Yesterday whilst speaking on the phone with a friend, she was telling me how I was now part of this family she is also a part of. I have been told that before, by other friends or people, but I couldn’t ever comprehend what that meant. I don’t know what it is like to be part of a family that isn’t fucked up and riddled with abuse and/or switched responsibilities. Basically, when you experience severe and consistent developmental trauma, your connection with family kinda gets cut off right there and then. I was on my own from the age of three. Not consciously, but subconsciously.
So, I have never truly belonged. I thought I had but just today I realised I haven’t. There’s the surface belonging, and then there’s proper belonging on every level. Up until now I have belonged but I have belonged with not All Of Me. It’s like I’ve been on the edge of belonging, but only a quarter of me has ever felt like I do. There’s the rest of me that has never ever been able to imagine myself as being loved and part of a group, or a family. And this definitely has come from the lack of trust in showing the whole of yourself to whatever group of people you’re with. Never have I felt it safe to screw up, make mistakes, show my supposedly ‘ugly’ bits and know that I am still part of the group or place or people I was/am with. That’s my stuff. I’m sure I still would have been, but I just never knew it was okay to do that.
So up until now I have always only belonged in a Surface Belonging way. Hence feeling so isolated and alone in it, when actually all my life I have always been surrounded by such beautiful friends. And deep, real, beautiful friends. Not surface friends. This shows that the ability to belong lies within us. Yes, some of the factors are environmental and we need to have the nurturance around us, but a big chunk of this belonging is down to us. And time. I believe this ability to grasp the skill of belonging, comes at the right time and comes with time.
Today I realise I am building up this ability to belong. But it doesn’t just happen naturally. For some, perhaps for those who have experienced belonging from an early age, maybe it does happen naturally. Like, it’s not something they have to consciously think about – their being just knows what it’s doing. But for those who have big unmet needs from childhood, big gaps of loss and grief, and strong experiences of trauma, this experience takes effort.
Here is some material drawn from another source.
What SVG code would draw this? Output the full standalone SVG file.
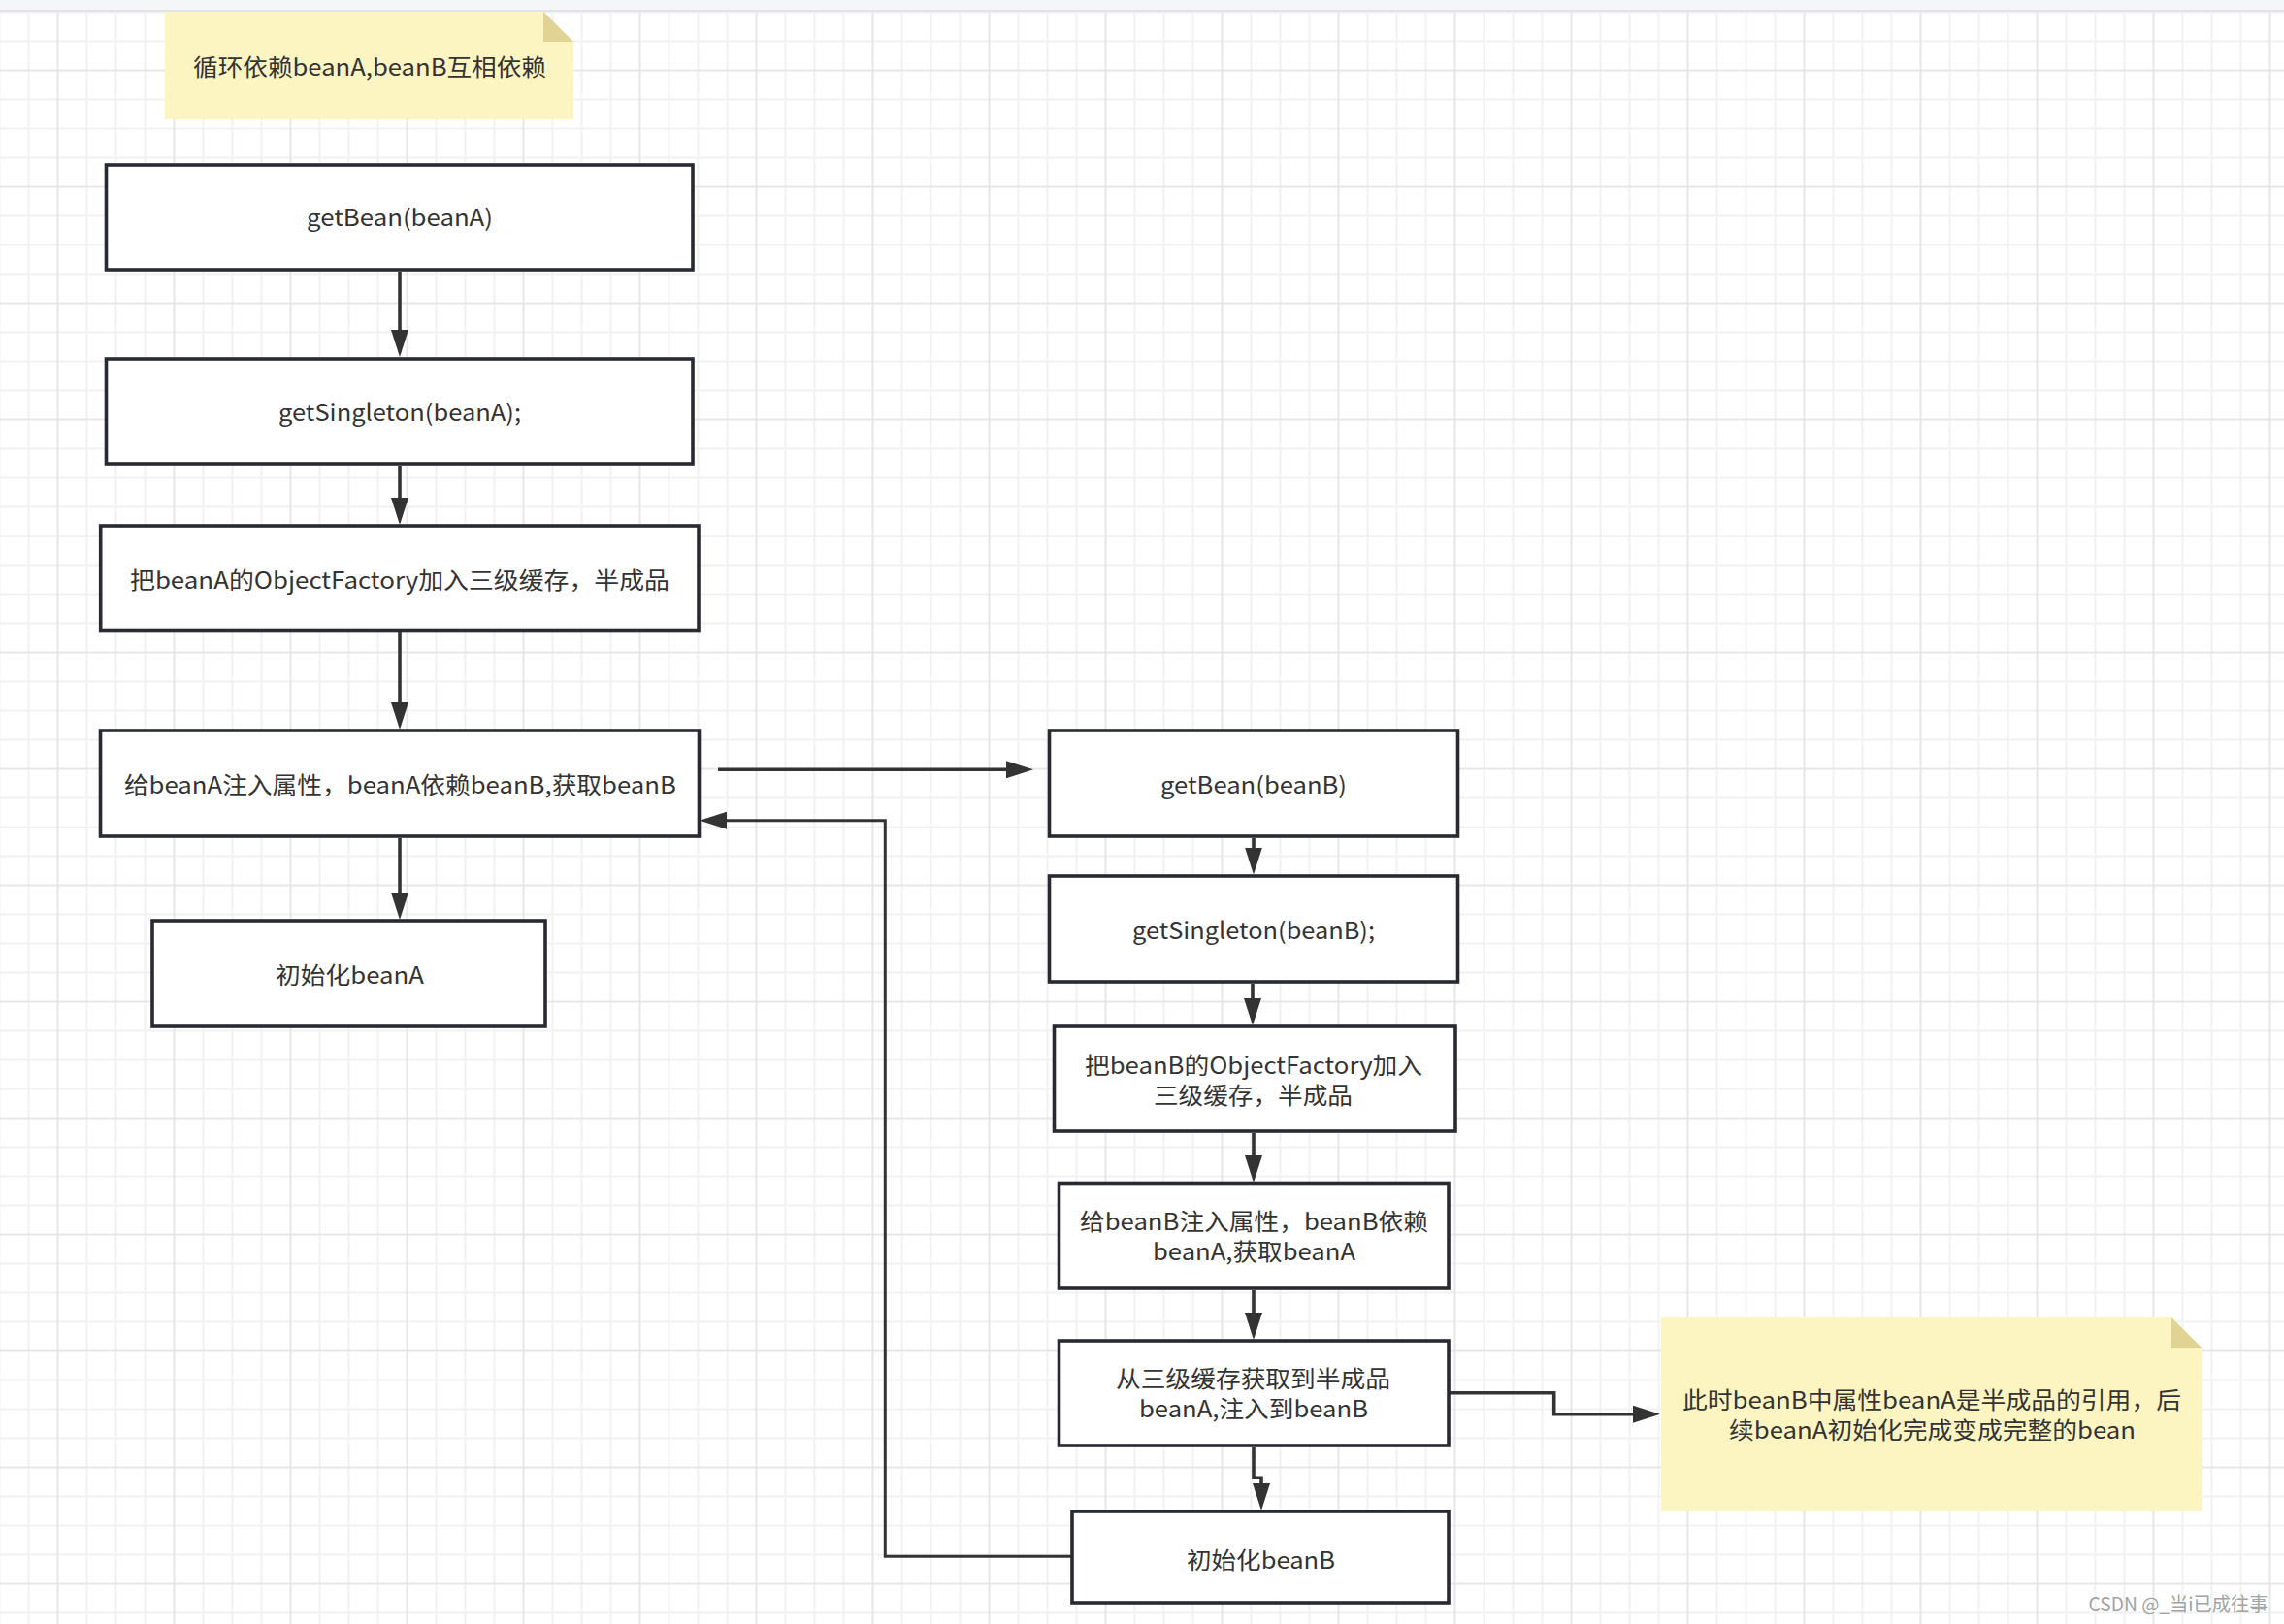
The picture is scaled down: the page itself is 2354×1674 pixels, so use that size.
<svg xmlns="http://www.w3.org/2000/svg" width="2354" height="1674" viewBox="0 0 2354 1674">
<style>
.box{fill:#ffffff;stroke:#272a30;stroke-width:3.6}
.note{fill:#fdf5c1}
.fold{fill:#e0d394}
.t{font-family:"Noto Sans CJK SC","Noto Sans",sans-serif;font-size:24px;fill:#333333}
.c{fill:none;stroke:#333333;stroke-width:3.6}
.c2{fill:none;stroke:#333333;stroke-width:3}
.wm{font-family:"Noto Sans CJK SC","Noto Sans",sans-serif;font-size:20px;fill:#a3a3a3}
</style>
<defs>
<pattern id="grid" patternUnits="userSpaceOnUse" x="-15.5" y="-2.5" width="120" height="120">
<rect x="14" y="0" width="2" height="120" fill="#f1f1f2"/>
<rect x="44" y="0" width="2" height="120" fill="#f1f1f2"/>
<rect x="104" y="0" width="2" height="120" fill="#f1f1f2"/>
<rect x="0" y="14" width="120" height="2" fill="#f1f1f2"/>
<rect x="0" y="44" width="120" height="2" fill="#f1f1f2"/>
<rect x="0" y="104" width="120" height="2" fill="#f1f1f2"/>
<rect x="74" y="0" width="2" height="120" fill="#e6e6e8"/>
<rect x="0" y="74" width="120" height="2" fill="#e6e6e8"/>
</pattern>
<marker id="arr" markerUnits="userSpaceOnUse" viewBox="0 0 28 18" markerWidth="28" markerHeight="18" refX="1" refY="9" orient="auto">
<path d="M0,0 L28,9 L0,18 z" fill="#333333"/>
</marker>
</defs>
<rect x="0" y="0" width="2354" height="1674" fill="#ffffff"/>
<rect x="0" y="12" width="2354" height="1662" fill="url(#grid)"/>
<rect x="0" y="0" width="2354" height="10" fill="#f5f6f8"/>
<rect x="0" y="10" width="2354" height="2" fill="#e2e3e7"/>

<g id="connectors">
<path class="c" d="M412,280 V341" marker-end="url(#arr)"/>
<path class="c" d="M412,480 V514" marker-end="url(#arr)"/>
<path class="c" d="M412,651 V725" marker-end="url(#arr)"/>
<path class="c" d="M412,864 V921" marker-end="url(#arr)"/>
<path class="c" d="M740,793.3 H1038" marker-end="url(#arr)"/>
<path class="c2" d="M1106,1604.3 H912.3 V845.7 H748" marker-end="url(#arr)"/>
<path class="c" d="M1292,864 V874.5" marker-end="url(#arr)"/>
<path class="c" d="M1291,1014 V1030" marker-end="url(#arr)"/>
<path class="c" d="M1292,1168 V1192" marker-end="url(#arr)"/>
<path class="c" d="M1292,1330 V1354" marker-end="url(#arr)"/>
<path class="c" d="M1292,1492 V1523.3 H1300 V1530" marker-end="url(#arr)"/>
<path class="c" d="M1493,1435.7 H1601.7 V1457.7 H1684" marker-end="url(#arr)"/>
</g>

<g id="note1">
<path class="note" d="M170,12 H560 L591,43 V123 H170 Z"/>
<path class="fold" d="M560,12 V43 H591 Z"/>
<text class="t" x="381" y="78" text-anchor="middle" textLength="364" lengthAdjust="spacingAndGlyphs">循环依赖beanA,beanB互相依赖</text>
</g>

<g id="getBeanA">
<rect class="box" x="109.5" y="170" width="604.5" height="108"/>
<text class="t" x="412" y="233" text-anchor="middle" textLength="192" lengthAdjust="spacingAndGlyphs">getBean(beanA)</text>
</g>
<g id="getSingletonA">
<rect class="box" x="109.5" y="370" width="604.5" height="108"/>
<text class="t" x="412" y="434" text-anchor="middle" textLength="250" lengthAdjust="spacingAndGlyphs">getSingleton(beanA);</text>
</g>
<g id="factoryA">
<rect class="box" x="103.7" y="542" width="616.3" height="107.5"/>
<text class="t" x="412" y="607" text-anchor="middle" textLength="556" lengthAdjust="spacingAndGlyphs">把beanA的ObjectFactory加入三级缓存，半成品</text>
</g>
<g id="injectA">
<rect class="box" x="103.5" y="753" width="617" height="109"/>
<text class="t" x="412.4" y="818" text-anchor="middle" textLength="569" lengthAdjust="spacingAndGlyphs">给beanA注入属性，beanA依赖beanB,获取beanB</text>
</g>
<g id="initA">
<rect class="box" x="157" y="949" width="405" height="109"/>
<text class="t" x="360.5" y="1014" text-anchor="middle" textLength="153" lengthAdjust="spacingAndGlyphs">初始化beanA</text>
</g>

<g id="getBeanB">
<rect class="box" x="1081.5" y="753" width="421" height="109"/>
<text class="t" x="1292" y="818" text-anchor="middle" textLength="192" lengthAdjust="spacingAndGlyphs">getBean(beanB)</text>
</g>
<g id="getSingletonB">
<rect class="box" x="1081.5" y="903" width="421" height="109"/>
<text class="t" x="1292" y="968" text-anchor="middle" textLength="250" lengthAdjust="spacingAndGlyphs">getSingleton(beanB);</text>
</g>
<g id="factoryB">
<rect class="box" x="1086.5" y="1058" width="413.5" height="108"/>
<text class="t" x="1292" y="1107" text-anchor="middle" textLength="348" lengthAdjust="spacingAndGlyphs">把beanB的ObjectFactory加入</text>
<text class="t" x="1291.5" y="1138" text-anchor="middle" textLength="205" lengthAdjust="spacingAndGlyphs">三级缓存，半成品</text>
</g>
<g id="injectB">
<rect class="box" x="1091.5" y="1219.5" width="401.5" height="108.5"/>
<text class="t" x="1292.5" y="1268" text-anchor="middle" textLength="359" lengthAdjust="spacingAndGlyphs">给beanB注入属性，beanB依赖</text>
<text class="t" x="1292.5" y="1299" text-anchor="middle" textLength="209" lengthAdjust="spacingAndGlyphs">beanA,获取beanA</text>
</g>
<g id="fromCache">
<rect class="box" x="1091.5" y="1382" width="401.5" height="108"/>
<text class="t" x="1291.5" y="1430" text-anchor="middle" textLength="283" lengthAdjust="spacingAndGlyphs">从三级缓存获取到半成品</text>
<text class="t" x="1292" y="1461" text-anchor="middle" textLength="236" lengthAdjust="spacingAndGlyphs">beanA,注入到beanB</text>
</g>
<g id="initB">
<rect class="box" x="1105" y="1558" width="388" height="94"/>
<text class="t" x="1299.5" y="1617" text-anchor="middle" textLength="153" lengthAdjust="spacingAndGlyphs">初始化beanB</text>
</g>

<g id="note2">
<path class="note" d="M1712,1358 H2238 L2270,1390 V1558 H1712 Z"/>
<path class="fold" d="M2238,1358 V1390 H2270 Z"/>
<text class="t" x="1991" y="1452" text-anchor="middle" textLength="514" lengthAdjust="spacingAndGlyphs">此时beanB中属性beanA是半成品的引用，后</text>
<text class="t" x="1991.5" y="1483" text-anchor="middle" textLength="419" lengthAdjust="spacingAndGlyphs">续beanA初始化完成变成完整的bean</text>
</g>

<text class="wm" x="2245" y="1661" text-anchor="middle" textLength="185" lengthAdjust="spacingAndGlyphs">CSDN @_当i已成往事</text>
</svg>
And it also takes a safe environment for this effort to be made, and then met.
Recently I have been worrying about just how many ‘unmet needs’ I have from my childhood, and my adult-life. These unmet needs can screw you over big time, on a deep psychological level, but I truly believe that you can fill these needs, no matter how drastic, massive or life crippling they have been or have felt…you just need to make the effort and to work out how, for you. We are all so different and so it is purely a matter of making it work for you. This is the reassurance I give myself when I am crippled with the grief of the lack of parental support, and the desperate need for it NOW. This is the reassurance that I give myself when I see just how much shit I need to ‘work through’ and process. This is the reassurance that I want to give to others to: that despite whatever crap went down, and whatever ways you were ignored or abused, there are always ways in your adult life that you can fill these gaps and heal these wounds. It just takes time and awareness, and LOVE. Love from yourself, and love from trusted others. But you need the love from yourself in order to really let the love from others in.
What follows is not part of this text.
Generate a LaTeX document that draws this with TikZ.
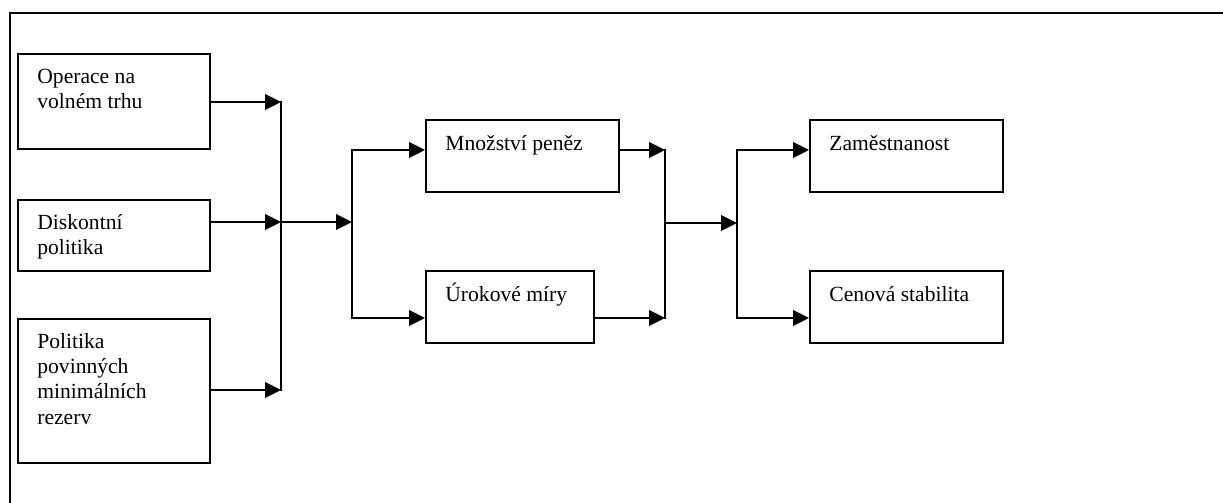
\documentclass[tikz,border=0pt]{standalone}
\usepackage{fontspec}
\setmainfont{Liberation Serif}
\usetikzlibrary{arrows.meta}
\newcommand{\px}{0.5556pt}
\begin{document}
\begin{tikzpicture}[x=\px, y=-\px,
    box/.style={draw, line width=1.1pt, inner sep=0pt, anchor=north west},
    txt/.style={inner sep=0pt, anchor=north west, align=left,
      font=\fontsize{12pt}{13.9pt}\selectfont},
    wire/.style={line width=1.1pt, line cap=rect},
    arr/.style={line width=1.1pt, -{Triangle[length=8.8pt,width=8.6pt]}}]
      \useasboundingbox (0,0) rectangle (1223,503);
      \draw[wire] (10,503) -- (10,13) -- (1223,13);
      % instruments
      \node[box, minimum width=192*\px, minimum height=95*\px] (b1) at (17,53) {};
      \node[box, minimum width=192*\px, minimum height=71*\px] (b2) at (17,199) {};
      \node[box, minimum width=192*\px, minimum height=144*\px] (b3) at (17,318) {};
      % transmission
      \node[box, minimum width=193*\px, minimum height=72*\px] (b4) at (425,119) {};
      \node[box, minimum width=168*\px, minimum height=72*\px] (b5) at (425,270) {};
      % goals
      \node[box, minimum width=193*\px, minimum height=72*\px] (b6) at (809,119) {};
      \node[box, minimum width=193*\px, minimum height=72*\px] (b7) at (809,270) {};
      \node[txt] (t1) at ([shift={(20,9)}]b1.north west) {\rule{0pt}{12pt}Operace na\\volném trhu};
      \node[txt] (t2) at ([shift={(20,9)}]b2.north west) {\rule{0pt}{12pt}Diskontní\\politika};
      \node[txt] (t3) at ([shift={(20,9)}]b3.north west) {\rule{0pt}{12pt}Politika\\povinných\\minimálních\\rezerv};
      \node[txt] (t4) at ([shift={(20,10)}]b4.north west) {\rule{0pt}{12pt}Množství peněz};
      \node[txt] (t5) at ([shift={(20,10)}]b5.north west) {\rule{0pt}{12pt}Úrokové míry};
      \node[txt] (t6) at ([shift={(20,10)}]b6.north west) {\rule{0pt}{12pt}Zaměstnanost};
      \node[txt] (t7) at ([shift={(20,10)}]b7.north west) {\rule{0pt}{12pt}Cenová stabilita};
      % joints
      \coordinate (s1) at (281,102);
      \coordinate (s2) at (281,222);
      \coordinate (s3) at (281,390);
      \coordinate (f1) at (352,222);
      \coordinate (f1a) at (352,150);
      \coordinate (f1b) at (352,318);
      \coordinate (s4) at (665,150);
      \coordinate (s5) at (665,223);
      \coordinate (s6) at (665,318);
      \coordinate (f2) at (737,223);
      \coordinate (f2a) at (737,150);
      \coordinate (f2b) at (737,318);
      \draw[arr] (b1.east |- s1) -- (s1);
      \draw[arr] (b2.east |- s2) -- (s2);
      \draw[arr] (b3.east |- s3) -- (s3);
      \draw[wire] (s1) -- (s3);
      \draw[arr] (s2) -- (f1);
      \draw[wire] (f1a) -- (f1b);
      \draw[arr] (f1a) -- (b4.west |- f1a);
      \draw[arr] (f1b) -- (b5.west |- f1b);
      \draw[arr] (b4.east |- s4) -- (s4);
      \draw[arr] (b5.east |- s6) -- (s6);
      \draw[wire] (s4) -- (s6);
      \draw[arr] (s5) -- (f2);
      \draw[wire] (f2a) -- (f2b);
      \draw[arr] (f2a) -- (b6.west |- f2a);
      \draw[arr] (f2b) -- (b7.west |- f2b);
    \end{tikzpicture}
\end{document}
Self love, self acceptance and self-forgiveness are definitely the beginning of this belonging work too. But also, in order to be able to belong to others, we need to belong to ourselves. Trauma brings about disconnection: from ourselves and from the world around us. This disconnection that comes from trauma, is the recipe for things like chronic fatigue, depression, anxiety, etc. With this disconnection from ourselves, comes self-hatred, self-destructiveness and most of all, just a lack of knowing of who we are. And a lack of knowing that we are safe just as we are.
As I begin to know it is safe to be me, and as I begin to love this Me, I am able to know it is safe to not be perfect. It is safe to let people into your life, and let them stay around long enough for you to show them all your vulnerable, emotional, complicated, sensitive, and bizarre bits. It is safe to be a bit ‘difficult’, to act like a teenager, to need reassurance, to withdraw and run off, only to return the week later and still know you have a place there. Slowly, slowly, I am noticing that I am doing this and it is still okay. I have often been told that to have relationships in your adult life, heal those that were abusive and destructive in your childhood.
Speaking with my friend, I realised that I for the first time in my life actually can truly imagine myself as part of this family. That’s the difference – in all the other times in my life, I have belonged but I have NEVER felt it in myself, or imagined myself as though I am part of it. I have always felt separate. But now, I think I really know this family is there for me, just like families are supposed to be. Sure it is not in the traditional family sense, but fuck traditions. I’ve had to let go of that wish a long time ago of the desire for things to just be fucking normal. This for me is absolutely huge. To be able to feel as though I belong is as though I have just won the lotto in love. It feels weird, it feels bizarre and something I definitely do not trust yet, but just the fact that I think I can feel it, shows I am on the road to truly knowing it.
We can all get our unmet needs met, however big and impossible they feel, it just might look a little different to what we dream of in our heads. But, it can still hold just as much power, and just as much love, and just as much healing.